One of the drawbacks of living on the bleeding edge is that you always pay too much for stuff and then end up stuck with it once better stuff becomes available. For example, I notice that "home networks" are now all the rage in the mainstream PC periodicals like PC Magazine. Well, I've had a home network up for a decade or so now. Furthermore, many of my friends have had home networks up for similar periods. The home networking phenomenon is perhaps not quite as leading-edge as PC Magazine would have you believe.

I brought my home network up back when a "cheap" clone Ethernet card cost $250. Unfortunately, the only realistic option back then was using 10Base2 "thinnet" coax. I could have installed 10BaseT UTP, but hubs were extremely expensive back then--a couple hundred dollars a port for 10 Mbps, or $1,500+ for an eight-port hub. With RG-58 thinnet coax, you can simply daisy-chain from one computer to the next--no hub required. So, I have RG-58 strung around the house, including from my office back to my wife's office.

If I'm going to install the new Pentium II box I've just built in Barbara's office, I need some way to get the 100 Mbps PCI Ethernet card in it connected to the hub in my office. Although there's no technical reason why 100 Mbps Ethernet can't run on coax, it's never been implemented simply because coax is inferior mechanically and topologically to a star-wired bus like 10BaseT. Mechanically, in that coax connectors fail frequently. Topologically in that 10Base2 is a true bus, logically and physically, which means that a failure anywhere on the chain knocks down the whole network. 10BaseT is a logical bus, but uses star wiring. This means that the bus actually exists within the hub. If someone kicks a 10BaseT cable loose, the machine it connects loses its network connection, but the rest of the network continues to function uninterrupted.

So, I have two options:

  • Install a 10BaseT to coax adapter in her office, connect her 10BaseT/100BaseT Ethernet card to it, and use the existing coax run from her office to mine.
  • Install a run of unshielded twisted pair (UTP) cable from my office to hers and connect her normally to the 10BaseT network.

I'd probably choose the first option as a quick-and-dirty fix if I had such an adapter handy, but I don't. Buying an adapter is not an attractive alternative, although they're not that expensive. Although doing it this way would solve the immediate problem, two problems would remain:

  • Barbara's is the last 10Base2 link in the house, and I'd just as soon convert to 100% UTP.
  • Using the adapter would limit Barbara to 10 Mbps throughput.

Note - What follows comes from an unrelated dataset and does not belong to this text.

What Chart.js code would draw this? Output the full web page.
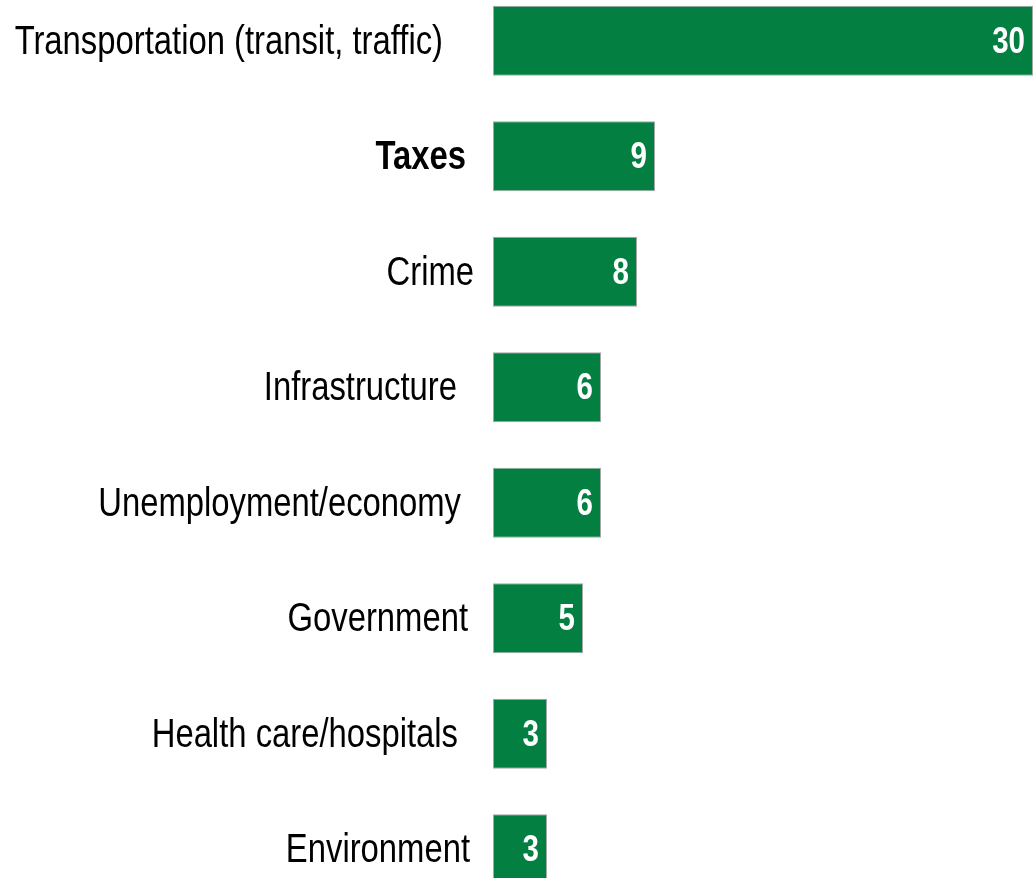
<!DOCTYPE html>
<html>
<head>
<meta charset="utf-8">
<title>Top issues</title>
<script src="https://cdn.jsdelivr.net/npm/chart.js@4.4.1/dist/chart.umd.min.js"></script>
<style>
  html, body { margin: 0; padding: 0; background: #fff; overflow: hidden; }
  body { width: 1033px; height: 878px; position: relative; }
  #wrap { position: absolute; left: 0; top: -17px; width: 1033px; height: 924px; }
</style>
</head>
<body>
<div id="wrap"><canvas id="issues" width="1033" height="924"></canvas></div>
<script>
const issues = [
  "Transportation (transit, traffic)",
  "Taxes",
  "Crime",
  "Infrastructure",
  "Unemployment/economy",
  "Government",
  "Health care/hospitals",
  "Environment",
];
const percents = [30, 9, 8, 6, 6, 5, 3, 3];
const boldIssue = "Taxes";

const FONT = "'Liberation Sans', Arial, sans-serif";
const SQUEEZE = 0.82; // narrow look, no condensed face installed
// space between each label and the bars (labels sit in loose text boxes)
const labelGaps = [50, 27, 19, 36, 32, 25, 35, 23];

// condensed text helper: scale x around the anchor point
function narrowText(ctx, text, x, y) {
  ctx.save();
  ctx.translate(x, y);
  ctx.scale(SQUEEZE, 1);
  ctx.fillText(text, 0, 0);
  ctx.restore();
}

// category names on the left, drawn by hand so they can be condensed
const issueLabels = {
  id: "issueLabels",
  afterDraw(chart) {
    const ctx = chart.ctx;
    const yScale = chart.scales.y;
    ctx.save();
    ctx.fillStyle = "#000000";
    ctx.textAlign = "right";
    ctx.textBaseline = "middle";
    issues.forEach((name, i) => {
      ctx.font = (name === boldIssue ? "bold " : "") + "40px " + FONT;
      narrowText(ctx, name, chart.chartArea.left - labelGaps[i], yScale.getPixelForTick(i) + 2);
    });
    ctx.restore();
  },
};

// white numbers sitting at the end of each bar
const barValues = {
  id: "barValues",
  afterDatasetsDraw(chart) {
    const ctx = chart.ctx;
    const meta = chart.getDatasetMeta(0);
    ctx.save();
    ctx.fillStyle = "#ffffff";
    ctx.font = "bold 36px " + FONT;
    ctx.textAlign = "right";
    ctx.textBaseline = "middle";
    meta.data.forEach((bar, i) => {
      narrowText(ctx, String(percents[i]), Math.min(bar.x - 8, chart.width - 3), bar.y + 2);
    });
    ctx.restore();
  },
};

new Chart(document.getElementById("issues"), {
  type: "bar",
  data: {
    labels: issues,
    datasets: [
      {
        data: percents,
        backgroundColor: "#037f41",
        borderColor: "#a6a6a6",
        borderWidth: 1,
        borderSkipped: false,
        barPercentage: 0.606,
        categoryPercentage: 1,
      },
    ],
  },
  options: {
    indexAxis: "y",
    responsive: false,
    animation: false,
    layout: { padding: 0 },
    plugins: {
      legend: { display: false },
      tooltip: { enabled: false },
    },
    scales: {
      x: {
        display: false,
        min: 0,
        max: 30,
      },
      y: {
        border: { display: false },
        grid: { display: false },
        ticks: { display: false },
        afterFit(scale) {
          scale.width = 493;
          scale.paddingTop = 0;
          scale.paddingBottom = 0;
        },
      },
    },
  },
  plugins: [barValues, issueLabels],
});
</script>
</body>
</html>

The 10 vs. 100 Mbps is not a major issue right now, because the hub that serves the rest of the network is a 3Com TPC eight-port 10BaseT hub with one coax connector on it. However, I've been installing dual-speed 10/100BaseT cards in all my machines for some time now, and 100BaseT hubs are getting to be reasonably priced. I just saw a LinkSys eight-port 100BaseT hub for under $200, so the day when I upgrade the network here to 100 Mbps is not far off. So it looks like running new cable is the way to go.

Choosing the Cable

The first consideration is the type of cable I'll install. There are about a gazillion types of UTP cable available in a wide variety of pair counts, sheath types, etc., but for data communications the important consideration is the "Category" rating of the cable. EIA/TIA defines three categories of cable, designated Category 3, 4, and 5 (with 6 on the way). Category 3 is fine for 10BaseT (and short runs of 16 Mbps Token Ring); Category 4, also called "extended distance LAN cable" is just slightly better than Cat 3, and is now essentially obsolete; Category 5 is good for 100BaseT.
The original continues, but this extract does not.